Having moved the day before, none of us were truly familiar with exactly how the new hardware would handle the full burden of being 'slashdot.org'. The cluster (known affectionately as The Matrix) had handled its premiere day with flying colors, but we didn't really have an accurate feel of how things would react. Combine this with a couple of extremely high traffic stories posted on both Thursday and Friday, and it took us a awhile to determine that the problems were external, and not a flaw in some new component in the cluster."
The Attacks began Thursday morning. Most of it came in the form of SYN floods, from obvious /16's no less, and some /24's. We didn't have any zombie-killing software or a firewall installed because of certain network topology issues. Later on, a second wave came, this closer to 8 or 9pm and the load balancer (an arrowpoint CS-100) died under the load.
The DDoS, as far as I could see, was a lot of SYN and Zero port packets coming from various /16's and /24's as well as a bunch of RFC1918 reserved addresses (10.0.0.0/8, 172.16.0.0/12 and 192.168.0.0/16) At one point we reached 109Mbits worth of traffic into our network.
Liz and I went back to Exodus and rebooted the Arrowpoint, then the site seemed "ok" for a bit.

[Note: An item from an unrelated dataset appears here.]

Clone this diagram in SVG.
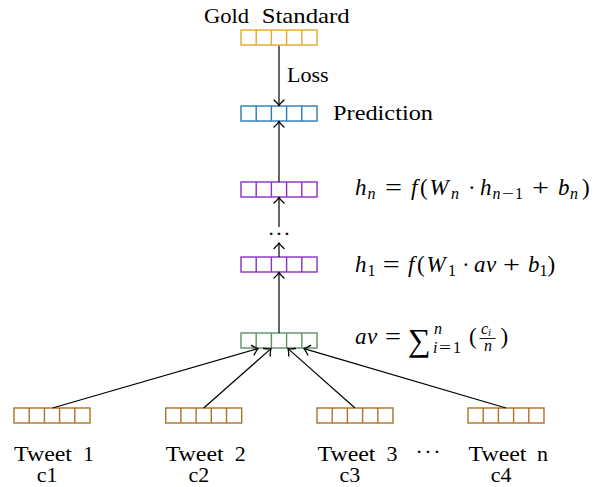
<svg xmlns="http://www.w3.org/2000/svg" width="594" height="487" viewBox="0 0 594 487">
<defs>
  <marker id="arr" markerUnits="userSpaceOnUse" markerWidth="14" markerHeight="14" viewBox="-7 -7 14 14" refX="0" refY="0" orient="auto">
    <path d="M-5.5,-5 Q-2,-1.2 0,0 Q-2,1.2 -5.5,5" fill="none" stroke="#000" stroke-width="1.3" stroke-linecap="round"/>
  </marker>
  <g id="vec">
    <rect x="0" y="0" width="76" height="15" fill="#fff" stroke="currentColor" stroke-width="1.4"/>
    <path d="M15.2,0V15M30.4,0V15M45.6,0V15M60.8,0V15" stroke="currentColor" stroke-width="1.4" fill="none"/>
  </g>
</defs>
<rect width="594" height="487" fill="#fff"/>

<g font-family="Liberation Serif" fill="#000" font-size="22">

<g id="gold-standard" color="#e6a72a">
  <use href="#vec" x="241" y="30"/>
  <text font-family="Liberation Serif" y="22.5"><tspan x="204" textLength="45" lengthAdjust="spacingAndGlyphs">Gold</tspan> <tspan x="261.7" textLength="88" lengthAdjust="spacingAndGlyphs">Standard</tspan></text>
</g>

<g id="prediction" color="#2a7ab5">
  <use href="#vec" x="241" y="106"/>
  <text font-family="Liberation Serif" x="333" y="120" textLength="100" lengthAdjust="spacingAndGlyphs">Prediction</text>
</g>

<g id="hn" color="#8e2fc2">
  <use href="#vec" x="241" y="182"/>
  <text font-family="Liberation Serif" font-size="23">
    <tspan font-style="italic" x="355" y="195">h</tspan><tspan font-style="italic" font-size="16" x="367.5" y="199">n</tspan>
    <tspan x="385" y="195" textLength="17" lengthAdjust="spacingAndGlyphs">=</tspan>
    <tspan font-style="italic" x="411" y="195">f</tspan><tspan x="420" y="195">(</tspan><tspan font-style="italic" x="429.5" y="195">W</tspan><tspan font-style="italic" font-size="16" x="451" y="199">n</tspan>
    <tspan x="468" y="195">·</tspan>
    <tspan font-style="italic" x="480" y="195">h</tspan><tspan font-style="italic" font-size="16" x="492.5" y="199">n</tspan><tspan font-size="16" x="502" y="199" textLength="12" lengthAdjust="spacingAndGlyphs">−</tspan><tspan font-size="16" x="515" y="199">1</tspan>
    <tspan x="532" y="195" textLength="17" lengthAdjust="spacingAndGlyphs">+</tspan>
    <tspan font-style="italic" x="558" y="195">b</tspan><tspan font-style="italic" font-size="16" x="570" y="199">n</tspan><tspan x="582" y="195">)</tspan>
  </text>
</g>

<g id="h1" color="#8e2fc2">
  <use href="#vec" x="241" y="257"/>
  <text font-family="Liberation Serif" font-size="23">
    <tspan font-style="italic" x="355" y="271.5">h</tspan><tspan font-size="16" x="367.5" y="275.5">1</tspan>
    <tspan x="382.8" y="271.5" textLength="17" lengthAdjust="spacingAndGlyphs">=</tspan>
    <tspan font-style="italic" x="408" y="271.5">f</tspan><tspan x="417" y="271.5">(</tspan><tspan font-style="italic" x="426.5" y="271.5">W</tspan><tspan font-size="16" x="448" y="275.5">1</tspan>
    <tspan x="462" y="271.5">·</tspan>
    <tspan font-style="italic" x="474" y="271.5">a</tspan><tspan font-style="italic" x="486" y="271.5">v</tspan>
    <tspan x="503" y="271.5" textLength="17" lengthAdjust="spacingAndGlyphs">+</tspan>
    <tspan font-style="italic" x="528" y="271.5">b</tspan><tspan font-size="16" x="539.5" y="275.5">1</tspan><tspan x="547.5" y="271.5">)</tspan>
  </text>
</g>

<g id="av" color="#5f8f66">
  <use href="#vec" x="241" y="333"/>
  <text font-family="Liberation Serif" font-size="23">
    <tspan font-style="italic" x="355" y="344">a</tspan><tspan font-style="italic" x="367" y="344">v</tspan>
    <tspan x="385" y="344" textLength="16" lengthAdjust="spacingAndGlyphs">=</tspan>
    <tspan x="408" y="351" font-size="32">∑</tspan>
    <tspan font-style="italic" font-size="16" x="434" y="334">n</tspan>
    <tspan font-style="italic" font-size="16" x="433" y="353">i</tspan><tspan font-size="16" x="439" y="353" textLength="12" lengthAdjust="spacingAndGlyphs">=</tspan><tspan font-size="16" x="453" y="353">1</tspan>
    <tspan x="469" y="344">(</tspan>
    <tspan font-style="italic" font-size="16" x="481" y="334">c</tspan><tspan font-style="italic" font-size="11" x="488" y="336">i</tspan>
    <tspan font-style="italic" font-size="16" x="484" y="351">n</tspan>
    <tspan x="500.5" y="344">)</tspan>
  </text>
  <line x1="479.5" y1="338.5" x2="495.5" y2="338.5" stroke="#000" stroke-width="0.9"/>
</g>

<g id="tweet1" color="#aa7326">
  <use href="#vec" x="14" y="408"/>
  <text font-family="Liberation Serif" x="14" y="460.5" textLength="58" lengthAdjust="spacingAndGlyphs">Tweet</text>
  <text font-family="Liberation Serif" x="83" y="460.5">1</text>
  <text font-family="Liberation Serif" x="36.7" y="482">c1</text>
</g>
<g id="tweet2" color="#aa7326">
  <use href="#vec" x="165.7" y="408"/>
  <text font-family="Liberation Serif" x="165.7" y="460.5" textLength="58" lengthAdjust="spacingAndGlyphs">Tweet</text>
  <text font-family="Liberation Serif" x="234.7" y="460.5">2</text>
  <text font-family="Liberation Serif" x="188.4" y="482">c2</text>
</g>
<g id="tweet3" color="#aa7326">
  <use href="#vec" x="317" y="408"/>
  <text font-family="Liberation Serif" x="317.5" y="460.5" textLength="58" lengthAdjust="spacingAndGlyphs">Tweet</text>
  <text font-family="Liberation Serif" x="386.5" y="460.5">3</text>
  <text font-family="Liberation Serif" x="339.4" y="482">c3</text>
</g>
<g id="tweetn" color="#aa7326">
  <use href="#vec" x="468" y="408"/>
  <text font-family="Liberation Serif" x="468.5" y="460.5" textLength="58" lengthAdjust="spacingAndGlyphs">Tweet</text>
  <text font-family="Liberation Serif" x="537" y="460.5">n</text>
  <text font-family="Liberation Serif" x="490.7" y="482">c4</text>
</g>

<g id="dots-tweets">
  <text font-family="Liberation Serif" x="428" y="459" text-anchor="middle" textLength="25" lengthAdjust="spacing">· · ·</text>
</g>
<g id="dots-layers">
  <text font-family="Liberation Serif" x="279" y="240.5" text-anchor="middle" textLength="23" lengthAdjust="spacing">· · ·</text>
</g>

<g id="loss-label">
  <text font-family="Liberation Serif" x="287" y="82">Loss</text>
</g>

</g>

<g id="connectors" stroke="#000" stroke-width="1.2" fill="none" marker-end="url(#arr)">
  <line x1="279" y1="45.7" x2="279" y2="105.4"/>
  <line x1="279" y1="182" x2="279" y2="121.6"/>
  <line x1="279" y1="227" x2="279" y2="197.6"/>
  <line x1="279" y1="257" x2="279" y2="243"/>
  <line x1="279" y1="333" x2="279" y2="272.6"/>
  <line x1="52.5" y1="408" x2="258" y2="348.6"/>
  <line x1="203.7" y1="408" x2="271" y2="348.6"/>
  <line x1="355" y1="408" x2="288" y2="348.6"/>
  <line x1="506" y1="408" x2="304" y2="348.6"/>
</g>
</svg>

By 3 in the morning, Liz decided that the PIX (Cisco's firewall) could simply not do what it was supposed to do, so we went back and started building a FreeBSD box as a bridging firewall.
just before we went to plug it in, I tried to ssh into the vpn-gate and noticed that nothing was working right: while the site worked, outgoing traffic and source groups on the Arrowpoint was screwed. As if that wasn't enough, two ports died on it already!
At some unknown point (time blurs after 30 hours straight!) Martin and PatG show up (thank the gods!) and they force us to go to sleep, they bring the site up outside the Arrowpoint, while Liz and I watch from a hotel room.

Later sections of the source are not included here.